Contamination – is the presence of radioactive material in unwanted places (on the skin, in water or on food). It usually can be removed by washing.
Emergency Planning Zone (EPZ) – is the area for which planning is done to assure that prompt and effective action is taken to protect the public in an emergency. Please refer to the map.
Exposure – is receiving radiation. Being in contact with or close to radioactive material will result in exposure.
Half-life – is the time required for a radioactive substance to lose one-half its radioactivity. Half-life can vary from minutes to years, depending on the source.
Millirem – a unit used to measure radiation dose to humans.

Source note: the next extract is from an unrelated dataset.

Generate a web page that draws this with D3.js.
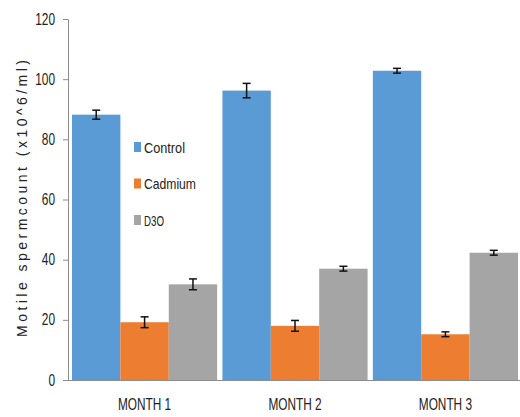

Potassium Iodide – commonly referred to as KI, is a U.S. Food and Drug Administration (FDA) approved drug that is available without a prescription. KI can be used to protect the thyroid gland from radioactive iodine which may be released under certain emergency conditions at a nuclear power plant. State officials will advise whether KI should be taken in the event of a radiation emergency. People allergic to iodine should not use KI. You may contact your physician to find out if you are allergic to iodine.

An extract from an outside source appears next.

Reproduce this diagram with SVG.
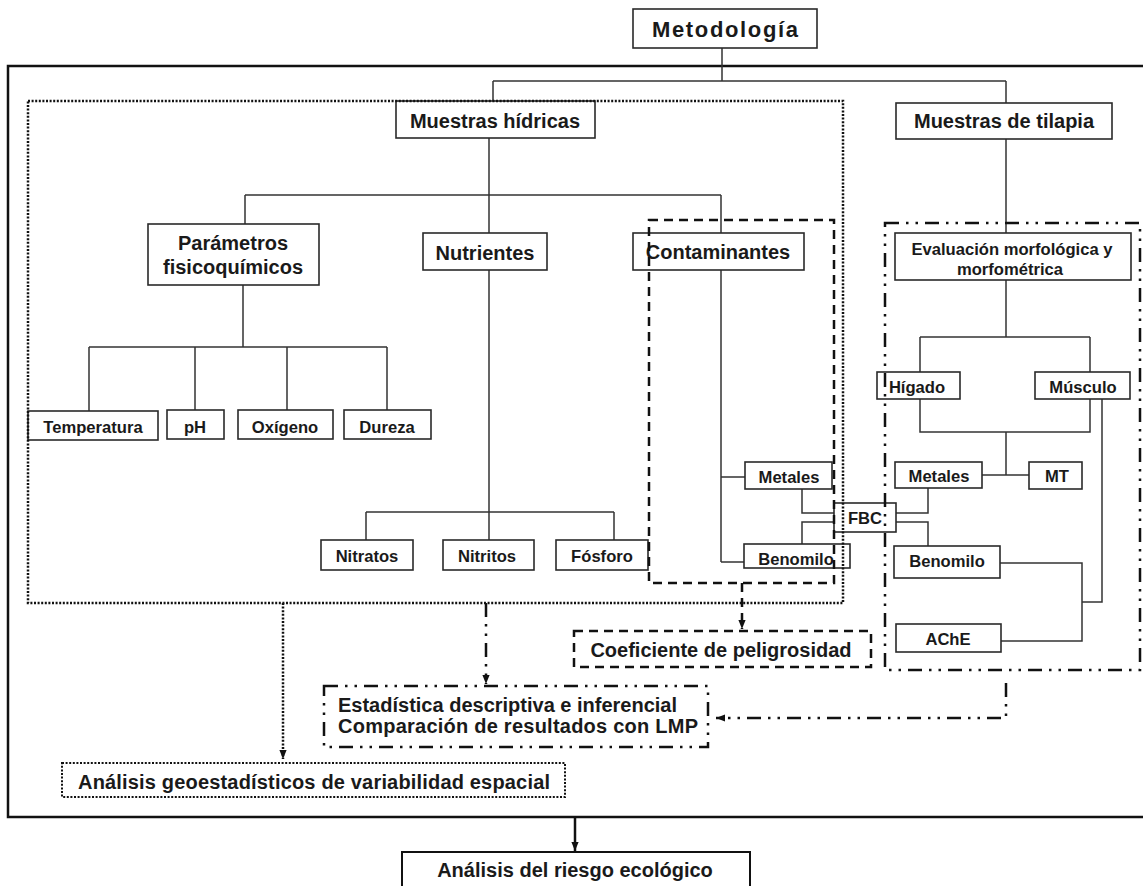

Radioactivity – is the property possessed by some elements that give off energy in the form of waves or particles. Radiation may be alpha, beta or gamma.

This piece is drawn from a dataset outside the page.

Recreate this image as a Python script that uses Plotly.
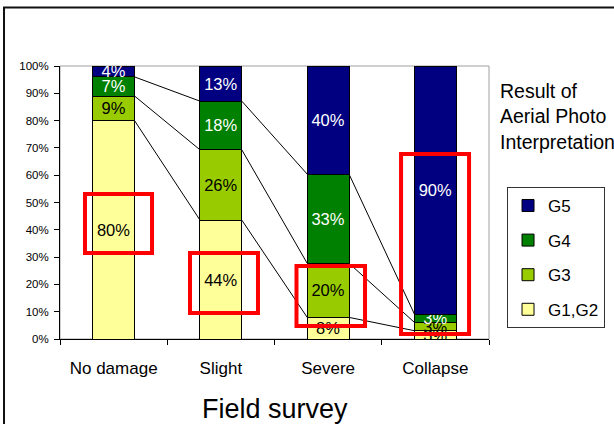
import plotly.graph_objects as go

categories = ["No damage", "Slight", "Severe", "Collapse"]
series_names = ["G1,G2", "G3", "G4", "G5"]
g12 = [80, 44, 8, 3]
g3 = [9, 26, 20, 3]
g4 = [7, 18, 33, 3]
g5 = [4, 13, 40, 90]
y_ticks = [0, 10, 20, 30, 40, 50, 60, 70, 80, 90, 100]
y_tick_labels = [f"{v}%" for v in y_ticks]

colors = ["#FFFF99", "#99CC00", "#008000", "#000080"]
text_colors = ["black", "black", "white", "white"]
REG = "Liberation Sans, Arial, sans-serif"
BAR_W = 0.39

series = [g12, g3, g4, g5]
fig = go.Figure()
for k, (name, vals, col, tc) in enumerate(zip(series_names, series, colors, text_colors)):
    fig.add_trace(go.Bar(
        x=categories, y=vals, name=name, legendgroup=name,
        legendrank=len(series) - k,
        marker=dict(color=col, line=dict(color="black", width=1)),
        width=BAR_W,
        text=[f"{v}%" for v in vals], textposition="inside",
        insidetextanchor="middle", textangle=0,
        textfont=dict(family=REG, size=16.5, color=tc),
        hoverinfo="skip",
    ))

# series lines connecting cumulative tops between adjacent bars
totals = [sum(s[i] for s in series) for i in range(len(categories))]
cum = [[0.0] * len(categories) for _ in series]
for i in range(len(categories)):
    acc = 0.0
    for k, s in enumerate(series):
        acc += s[i]
        cum[k][i] = acc / totals[i] * 100
for k in range(len(series) - 1):
    for i in range(len(categories) - 1):
        fig.add_trace(go.Scatter(
            x=[i + BAR_W / 2, i + 1 - BAR_W / 2], y=[cum[k][i], cum[k][i + 1]],
            xaxis="x2", mode="lines", line=dict(color="black", width=1),
            showlegend=False, hoverinfo="skip",
        ))

red_boxes = [(-0.267, 31.5, 0.358, 53.1), (0.712, 9.5, 1.346, 31.5),
             (1.705, 4.8, 2.344, 26.7), (2.68, 1.8, 3.314, 67.8)]
shapes = [
    dict(type="rect", xref="paper", yref="paper", x0=0, y0=0, x1=1, y1=1,
         line=dict(color="#a0a0a0", width=1), layer="below"),
    dict(type="rect", xref="paper", yref="paper", x0=-0.1305, y0=-0.6, x1=1.6, y1=1.214,
         line=dict(color="#111111", width=2), layer="below"),
]
for x0, y0, x1, y1 in red_boxes:
    shapes.append(dict(type="rect", xref="x2", yref="y", x0=x0, y0=y0, x1=x1, y1=y1,
                       line=dict(color="#FF0000", width=4)))

fig.update_layout(
    width=614, height=424,
    margin=dict(l=60, r=125, t=66, b=85, autoexpand=False),
    paper_bgcolor="white", plot_bgcolor="white",
    barmode="stack", barnorm="percent",
    uniformtext=dict(mode="show", minsize=16.5),
    font=dict(family=REG, color="black"),
    xaxis=dict(type="category", range=[-0.5, 3.5], tickson="boundaries",
               ticks="outside", ticklen=5, tickcolor="black", tickangle=0,
               showline=True, linecolor="black", linewidth=1, showgrid=False,
               automargin=False,
               tickfont=dict(family=REG, size=17), ticklabelstandoff=14),
    xaxis2=dict(overlaying="x", range=[-0.5, 3.5], visible=False),
    yaxis=dict(range=[0, 100], tickvals=y_ticks, ticktext=y_tick_labels,
               ticks="outside", ticklen=5, tickcolor="black",
               showline=True, linecolor="black", linewidth=1, showgrid=False,
               automargin=False,
               tickfont=dict(family=REG, size=11.5), ticklabelstandoff=3, zeroline=False),
    legend=dict(x=1.042, y=0.557, xanchor="left", yanchor="top",
                traceorder="grouped", tracegroupgap=9.5,
                bordercolor="#333333", borderwidth=1,
                font=dict(family=REG, size=17)),
    shapes=shapes,
    annotations=[
        dict(text="Result of<br>Aerial Photo<br>Interpretation", xref="paper", yref="paper",
             x=1.021, y=0.955, xanchor="left", yanchor="top", align="left",
             showarrow=False, font=dict(family=REG, size=19.5)),
        dict(text="Field survey", xref="paper", yref="paper", x=0.5, y=-0.256,
             xanchor="center", yanchor="middle", showarrow=False,
             font=dict(family=REG, size=27)),
    ],
)

fig.write_html("out.html", config={"displayModeBar": False},
               post_script="document.body.style.margin='0px';")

Alpha particles are the least penetrating. They can be stopped by a sheet of paper.
Beta particles can be stopped by thick cardboard.
Gamma rays are the most penetrating. They are almost the same as x-rays. They can be stopped by heavy shielding such as lead or concrete.
Reception Center – is a facility, located well beyond any danger, at which evacuated people will be registered, checked for contamination and sent to a shelter (if needed).